# [To do]
Restate the data below word for word. Skip any images it contains.

Rows from a dataset of charts and code
====

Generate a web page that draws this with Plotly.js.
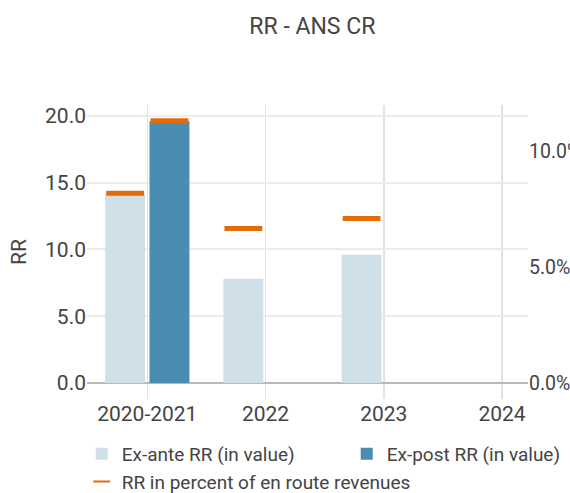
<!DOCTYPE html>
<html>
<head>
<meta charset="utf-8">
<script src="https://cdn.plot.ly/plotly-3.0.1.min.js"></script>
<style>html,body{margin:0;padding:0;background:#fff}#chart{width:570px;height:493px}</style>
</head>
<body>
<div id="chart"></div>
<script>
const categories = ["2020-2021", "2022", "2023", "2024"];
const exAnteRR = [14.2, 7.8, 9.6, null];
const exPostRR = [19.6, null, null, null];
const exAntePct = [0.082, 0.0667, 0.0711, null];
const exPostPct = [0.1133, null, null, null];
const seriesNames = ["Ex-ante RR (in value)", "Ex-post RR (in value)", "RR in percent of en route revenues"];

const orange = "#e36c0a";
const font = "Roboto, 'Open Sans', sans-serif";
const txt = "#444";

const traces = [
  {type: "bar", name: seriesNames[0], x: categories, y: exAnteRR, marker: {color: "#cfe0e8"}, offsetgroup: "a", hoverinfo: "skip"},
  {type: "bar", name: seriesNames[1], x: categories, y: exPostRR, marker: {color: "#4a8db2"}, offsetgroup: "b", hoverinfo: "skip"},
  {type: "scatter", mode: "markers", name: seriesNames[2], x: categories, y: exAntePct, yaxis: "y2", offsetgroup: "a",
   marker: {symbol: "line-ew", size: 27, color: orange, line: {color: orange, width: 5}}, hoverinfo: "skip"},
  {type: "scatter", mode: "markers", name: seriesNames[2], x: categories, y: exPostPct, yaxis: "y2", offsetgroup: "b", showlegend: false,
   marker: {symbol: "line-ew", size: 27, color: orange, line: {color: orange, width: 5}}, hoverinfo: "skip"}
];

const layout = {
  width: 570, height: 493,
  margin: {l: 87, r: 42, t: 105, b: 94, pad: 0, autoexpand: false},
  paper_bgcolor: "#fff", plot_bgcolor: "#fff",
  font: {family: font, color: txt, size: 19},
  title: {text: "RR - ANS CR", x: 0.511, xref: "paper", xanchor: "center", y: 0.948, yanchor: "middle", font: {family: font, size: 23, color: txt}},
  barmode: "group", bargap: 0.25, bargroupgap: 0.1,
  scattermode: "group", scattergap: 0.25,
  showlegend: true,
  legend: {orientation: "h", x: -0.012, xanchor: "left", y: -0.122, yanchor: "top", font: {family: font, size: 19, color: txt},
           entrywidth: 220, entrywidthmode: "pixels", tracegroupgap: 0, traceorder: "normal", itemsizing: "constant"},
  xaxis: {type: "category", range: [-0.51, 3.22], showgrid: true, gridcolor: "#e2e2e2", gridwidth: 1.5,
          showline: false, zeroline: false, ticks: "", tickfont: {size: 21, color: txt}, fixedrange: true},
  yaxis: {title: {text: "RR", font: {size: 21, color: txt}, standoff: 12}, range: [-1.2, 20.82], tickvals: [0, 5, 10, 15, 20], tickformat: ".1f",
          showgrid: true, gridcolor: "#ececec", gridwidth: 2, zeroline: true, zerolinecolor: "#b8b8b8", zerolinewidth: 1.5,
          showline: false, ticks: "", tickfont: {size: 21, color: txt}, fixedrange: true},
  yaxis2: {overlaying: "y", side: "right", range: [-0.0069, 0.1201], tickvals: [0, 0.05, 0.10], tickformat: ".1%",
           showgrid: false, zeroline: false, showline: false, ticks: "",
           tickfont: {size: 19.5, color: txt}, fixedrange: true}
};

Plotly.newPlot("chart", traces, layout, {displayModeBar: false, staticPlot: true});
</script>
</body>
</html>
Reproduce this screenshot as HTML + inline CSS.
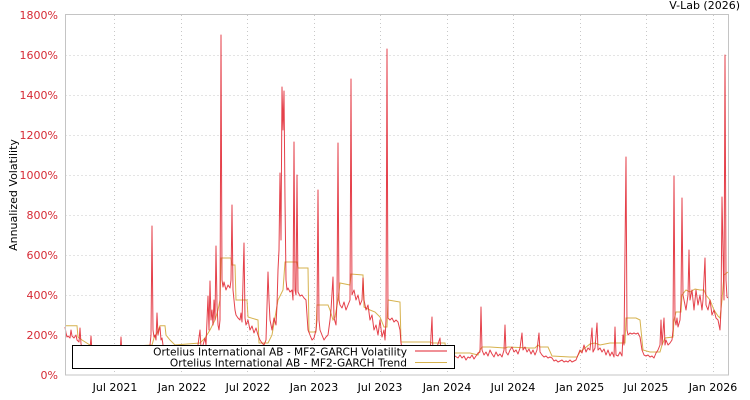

====

# [Answer for this exercise]
Generate a web page that draws this with Plotly.js.
<!DOCTYPE html>
<html>
<head>
<meta charset="utf-8">
<script src="https://cdn.plot.ly/plotly-3.0.1.min.js"></script>
<style>html,body{margin:0;padding:0;background:#fff}#chart{width:570px;height:493px}</style>
</head>
<body>
<div id="chart"></div>
<script>
const categories = ["2020-2021", "2022", "2023", "2024"];
const exAnteRR = [14.2, 7.8, 9.6, null];
const exPostRR = [19.6, null, null, null];
const exAntePct = [0.082, 0.0667, 0.0711, null];
const exPostPct = [0.1133, null, null, null];
const seriesNames = ["Ex-ante RR (in value)", "Ex-post RR (in value)", "RR in percent of en route revenues"];

const orange = "#e36c0a";
const font = "Roboto, 'Open Sans', sans-serif";
const txt = "#444";

const traces = [
  {type: "bar", name: seriesNames[0], x: categories, y: exAnteRR, marker: {color: "#cfe0e8"}, offsetgroup: "a", hoverinfo: "skip"},
  {type: "bar", name: seriesNames[1], x: categories, y: exPostRR, marker: {color: "#4a8db2"}, offsetgroup: "b", hoverinfo: "skip"},
  {type: "scatter", mode: "markers", name: seriesNames[2], x: categories, y: exAntePct, yaxis: "y2", offsetgroup: "a",
   marker: {symbol: "line-ew", size: 27, color: orange, line: {color: orange, width: 5}}, hoverinfo: "skip"},
  {type: "scatter", mode: "markers", name: seriesNames[2], x: categories, y: exPostPct, yaxis: "y2", offsetgroup: "b", showlegend: false,
   marker: {symbol: "line-ew", size: 27, color: orange, line: {color: orange, width: 5}}, hoverinfo: "skip"}
];

const layout = {
  width: 570, height: 493,
  margin: {l: 87, r: 42, t: 105, b: 94, pad: 0, autoexpand: false},
  paper_bgcolor: "#fff", plot_bgcolor: "#fff",
  font: {family: font, color: txt, size: 19},
  title: {text: "RR - ANS CR", x: 0.511, xref: "paper", xanchor: "center", y: 0.948, yanchor: "middle", font: {family: font, size: 23, color: txt}},
  barmode: "group", bargap: 0.25, bargroupgap: 0.1,
  scattermode: "group", scattergap: 0.25,
  showlegend: true,
  legend: {orientation: "h", x: -0.012, xanchor: "left", y: -0.122, yanchor: "top", font: {family: font, size: 19, color: txt},
           entrywidth: 220, entrywidthmode: "pixels", tracegroupgap: 0, traceorder: "normal", itemsizing: "constant"},
  xaxis: {type: "category", range: [-0.51, 3.22], showgrid: true, gridcolor: "#e2e2e2", gridwidth: 1.5,
          showline: false, zeroline: false, ticks: "", tickfont: {size: 21, color: txt}, fixedrange: true},
  yaxis: {title: {text: "RR", font: {size: 21, color: txt}, standoff: 12}, range: [-1.2, 20.82], tickvals: [0, 5, 10, 15, 20], tickformat: ".1f",
          showgrid: true, gridcolor: "#ececec", gridwidth: 2, zeroline: true, zerolinecolor: "#b8b8b8", zerolinewidth: 1.5,
          showline: false, ticks: "", tickfont: {size: 21, color: txt}, fixedrange: true},
  yaxis2: {overlaying: "y", side: "right", range: [-0.0069, 0.1201], tickvals: [0, 0.05, 0.10], tickformat: ".1%",
           showgrid: false, zeroline: false, showline: false, ticks: "",
           tickfont: {size: 19.5, color: txt}, fixedrange: true}
};

Plotly.newPlot("chart", traces, layout, {displayModeBar: false, staticPlot: true});
</script>
</body>
</html>
Reproduce this screenshot as HTML + inline CSS.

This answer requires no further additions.